Cardinal Cormac Murphy-O'Connor said Catholic MPs must be granted a free vote on the Human Fertilisation and Embryology Bill.

Former cabinet minister Stephen Byers also warned that the public would "look on in disbelief" if MPs could not follow their convictions.

Downing Street and the whips' office maintained that they would not allow Catholic MPs to vote against the legislation when it returns to the House of Commons next month.

At least one cabinet minister is believed to be preparing to quit rather than support the Bill, or take the compromise option of abstaining offered by the Chief Whip, Geoff Hoon. The Bill would allow the creation of hybrid human-animal embryos for research into diseases such as Parkinson's and Alzheimer's.

In his Easter Sunday sermon, Cardinal Keith O'Brien, the head of Scottish Catholics, will describe the plans as "monstrous" and urge Mr Brown to allow a free vote.

Catholic Labour MP Joe Benton increased the pressure on the Prime Minister yesterday with a claim that a "substantial number" of his colleagues were ready to defy the Government.

Secretary of State for Wales, Paul Murphy, Secretary of State for Transport, Ruth Kelly, and Secretary of State for Defence, Des Browne, were also rumoured to be considering their positions.

Mr Byers said: "The public will look on in disbelief if a matter as sensitive as the creation of human-animal embryos is made a matter of party policy with the Government instructing its MPs how to vote."

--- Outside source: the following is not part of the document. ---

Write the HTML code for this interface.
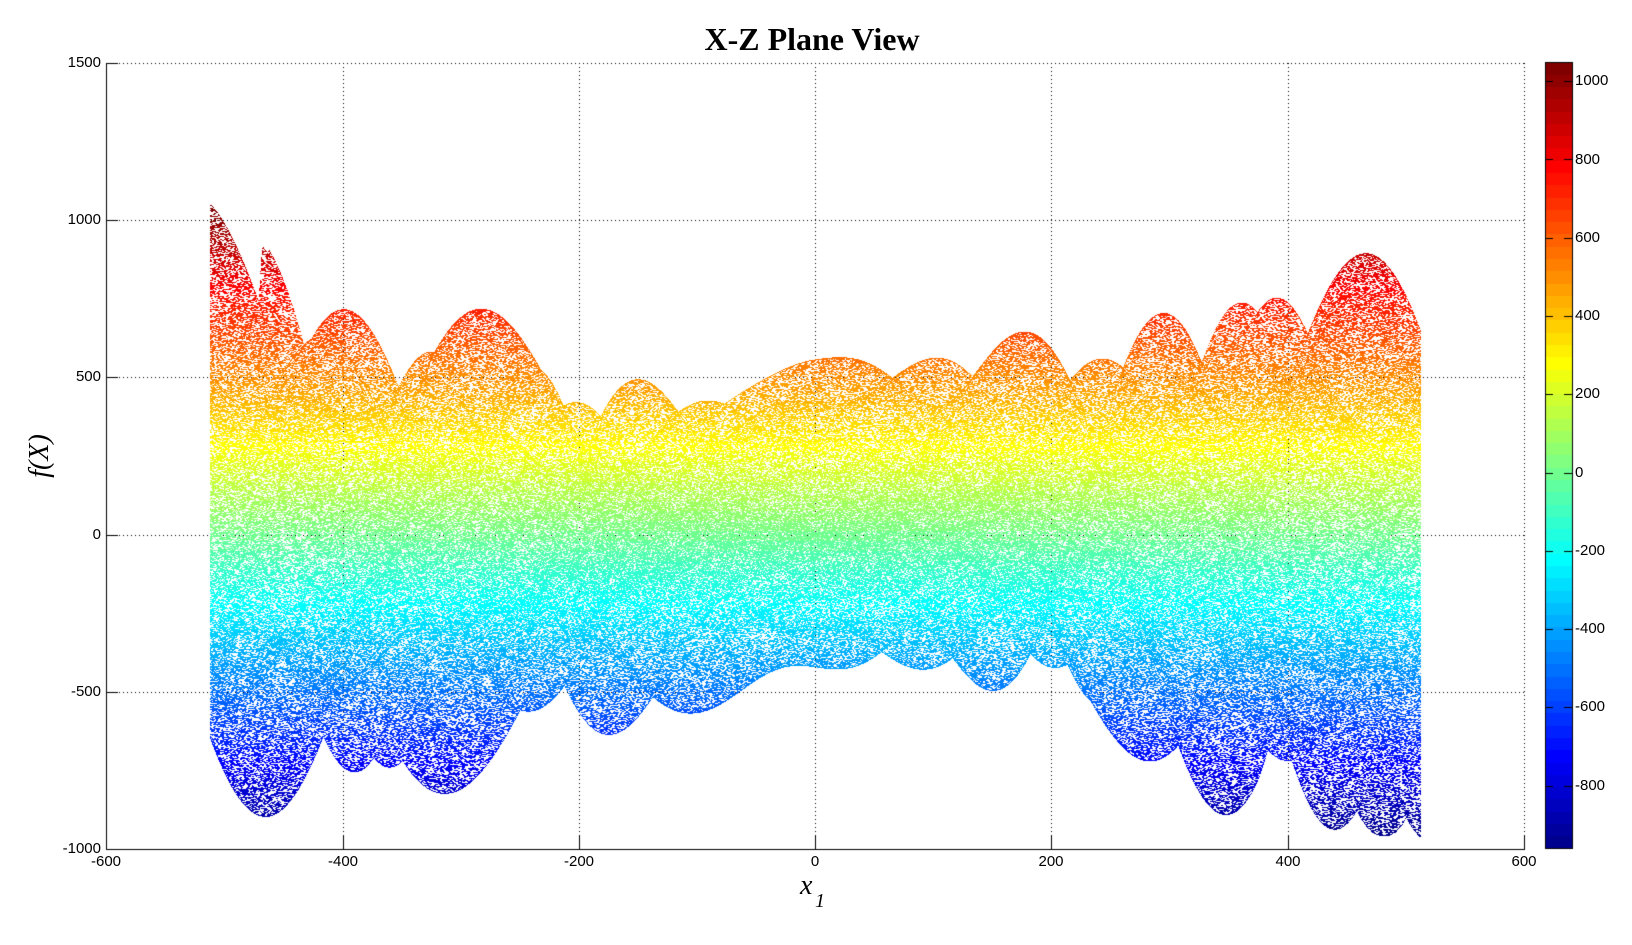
<!DOCTYPE html>
<html>
<head>
<meta charset="utf-8">
<style>
  html,body{margin:0;padding:0;background:#fff;}
  #wrap{position:relative;width:1632px;height:945px;overflow:hidden;background:#fff;}
  canvas{position:absolute;left:0;top:0;}
  .t{position:absolute;font-family:"Liberation Sans",Arial,sans-serif;font-size:15px;line-height:16px;color:#000;white-space:nowrap;}
  .yl{left:0;width:101px;text-align:right;}
  .xl{width:80px;text-align:center;}
  .cl{left:1575px;}
</style>
</head>
<body>
<div id="wrap">
<canvas id="c" width="1632" height="945"></canvas>

<div style="position:absolute;left:612px;top:21px;width:400px;text-align:center;font-family:'Liberation Serif','Times New Roman',serif;font-weight:bold;font-size:32px;line-height:36px;color:#000;">X-Z Plane View</div>

<!-- y tick labels -->
<div class="t yl" style="top:55px;">1500</div>
<div class="t yl" style="top:212px;">1000</div>
<div class="t yl" style="top:369px;">500</div>
<div class="t yl" style="top:527px;">0</div>
<div class="t yl" style="top:684px;">-500</div>
<div class="t yl" style="top:841px;">-1000</div>

<!-- x tick labels -->
<div class="t xl" style="left:66px;top:854px;">-600</div>
<div class="t xl" style="left:303px;top:854px;">-400</div>
<div class="t xl" style="left:539px;top:854px;">-200</div>
<div class="t xl" style="left:775px;top:854px;">0</div>
<div class="t xl" style="left:1011px;top:854px;">200</div>
<div class="t xl" style="left:1248px;top:854px;">400</div>
<div class="t xl" style="left:1484px;top:854px;">600</div>

<!-- colorbar labels -->
<div class="t cl" style="top:73px;">1000</div>
<div class="t cl" style="top:152px;">800</div>
<div class="t cl" style="top:230px;">600</div>
<div class="t cl" style="top:308px;">400</div>
<div class="t cl" style="top:386px;">200</div>
<div class="t cl" style="top:465px;">0</div>
<div class="t cl" style="top:543px;">-200</div>
<div class="t cl" style="top:621px;">-400</div>
<div class="t cl" style="top:699px;">-600</div>
<div class="t cl" style="top:778px;">-800</div>

<!-- axis labels -->
<div style="position:absolute;left:800px;top:872px;font-family:'Liberation Serif','Times New Roman',serif;font-style:italic;font-size:28px;line-height:28px;color:#000;">x</div>
<div style="position:absolute;left:815px;top:891px;font-family:'Liberation Serif','Times New Roman',serif;font-style:italic;font-size:20px;line-height:20px;color:#000;">1</div>
<div style="position:absolute;left:-10px;top:440px;width:100px;height:32px;text-align:center;font-family:'Liberation Serif','Times New Roman',serif;font-style:italic;font-size:28px;line-height:32px;color:#000;transform:rotate(-90deg);">f(X)</div>
</div>

<script>
(function(){
  var W=1632,Hh=945;
  var c=document.getElementById('c');
  var ctx=c.getContext('2d');
  ctx.fillStyle='#fff';
  ctx.fillRect(0,0,W,Hh);

  var L=106.4, SX=1.1813, SY=0.3144;
  function px(v){return L+(v+600)*SX;}
  function py(f){return 849-(f+1000)*SY;}
  function fy(Y){return (849-Y)/SY-1000;}

  // MATLAB jet(64)
  function jet(m){
    var n=Math.ceil(m/4), u=[], i;
    for(i=1;i<=n;i++)u.push(i/n);
    for(i=1;i<n;i++)u.push(1);
    for(i=n;i>=1;i--)u.push(i/n);
    var g0=Math.ceil(n/2)-((m%4)==1?1:0);
    var J=[];for(i=0;i<m;i++)J.push([0,0,0]);
    for(var j=0;j<u.length;j++){
      var g=g0+j+1, r=g+n, b=g-n;
      if(g>=1&&g<=m)J[g-1][1]=u[j];
      if(r>=1&&r<=m)J[r-1][0]=u[j];
      if(b>=1&&b<=m)J[b-1][2]=u[j];
    }
    return J.map(function(a){return [Math.round(a[0]*255),Math.round(a[1]*255),Math.round(a[2]*255)];});
  }
  var CM=jet(64);
  function css(a){return 'rgb('+a[0]+','+a[1]+','+a[2]+')';}
  var mn=-959.6407, mx=1049.1316;
  function cidx(f){var ci=Math.floor((f-mn)/(mx-mn)*64);if(ci>63)ci=63;if(ci<0)ci=0;return ci;}

  // grid (dotted)
  ctx.fillStyle='#000';
  [-400,-200,0,200,400,600].forEach(function(v){
    var X=Math.round(px(v));
    for(var y=63;y<849;y+=4)ctx.fillRect(X,y,1,1);
  });
  [1500,1000,500,0,-500].forEach(function(v){
    var Y=Math.round(py(v));
    for(var x=107;x<=1524;x+=4)ctx.fillRect(x,Y,1,1);
  });

  function egg(x,y){
    return -(y+47)*Math.sin(Math.sqrt(Math.abs(x/2+y+47)))-x*Math.sin(Math.sqrt(Math.abs(x-(y+47))));
  }
  function hash(a,b){
    var h=(a*374761393+b*668265263)|0;
    h=(h^(h>>>13))*1274126177|0;
    h=h^(h>>>16);
    return (h>>>0)/4294967296;
  }

  var img=ctx.getImageData(0,0,W,Hh);
  var d=img.data;
  function setp(X,Y){
    var col=CM[cidx(fy(Y))];
    var p=(Y*W+X)*4;
    d[p]=col[0];d[p+1]=col[1];d[p+2]=col[2];d[p+3]=255;
  }
  var X0=Math.round(px(-512)), X1=Math.round(px(512));
  for(var X=X0;X<=X1;X++){
    var lo=Infinity, hi=-Infinity;
    var xc=(X-L)/SX-600; if(xc<-512)xc=-512; if(xc>512)xc=512;
    for(var s=-1;s<=1;s++){
      var xx=((X+s*0.33)-L)/SX-600;
      if(xx<-512)xx=-512;if(xx>512)xx=512;
      for(var b=-512;b<=512;b+=1){
        var f=egg(xx,b);
        if(f<lo)lo=f;if(f>hi)hi=f;
      }
    }
    var Yt=Math.round(py(hi)), Yb=Math.round(py(lo));
    for(var Y=Yt;Y<=Yb;Y++){
      var on;
      if(Y<=Yt||Y>=Yb) on=true;
      else{
        var o=(Y*7)%3;
        var g=Math.floor((X+o)/2);
        on=hash(g,Y)<0.52;
      }
      if(on) setp(X,Y);
    }
    // sparse sampled overlay (creates caustic structure)
    for(var b2=-512+(X%8);b2<=512;b2+=8){
      var f2=egg(xc,b2);
      var Y2=Math.round(py(f2));
      if(Y2>=Yt&&Y2<=Yb) setp(X,Y2);
    }
  }
  ctx.putImageData(img,0,0);

  // axes
  ctx.fillStyle='#000';
  ctx.fillRect(106,63,1,787);
  ctx.fillRect(106,849,1419,1);
  [1500,1000,500,0,-500,-1000].forEach(function(v){
    ctx.fillRect(106,Math.round(py(v)),12,1);
  });
  [-600,-400,-200,0,200,400,600].forEach(function(v){
    ctx.fillRect(Math.round(px(v)),835,1,15);
  });

  // colorbar
  var cbT=62, cbB=848, cbL=1545, cbR=1572, H=cbB-cbT;
  for(var k=0;k<64;k++){
    var y1=cbB-(k+1)*H/64, y2=cbB-k*H/64;
    ctx.fillStyle=css(CM[k]);
    ctx.fillRect(cbL,Math.floor(y1),cbR-cbL,Math.ceil(y2)-Math.floor(y1));
  }
  ctx.strokeStyle='#000';ctx.lineWidth=1;
  ctx.strokeRect(cbL+0.5,cbT+0.5,cbR-cbL,H);
  ctx.fillStyle='#000';
  [1000,800,600,400,200,0,-200,-400,-600,-800].forEach(function(v){
    var Y=Math.round(cbB-(v-mn)/(mx-mn)*H);
    ctx.fillRect(cbL,Y,8,1);
    ctx.fillRect(cbR-8,Y,8,1);
  });
})();
</script>
</body>
</html>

Government officials maintained that Mr Brown had already made an "extraordinary" concession in allowing MPs to abstain. They insisted that a further relaxation in party orders would undermine commitment to a Bill that was set out in the Queen's Speech.

The Bill would allow scientists to transfer nuclei from human cells, such as skin cells, into animal egg cells that have had almost all of their genetic information removed.

The resulting "hybrid" embryos, which would be more than 99 per cent human, would be grown for a maximum of 14 days, then harvested for stem cells – immature cells than can become many types of tissue.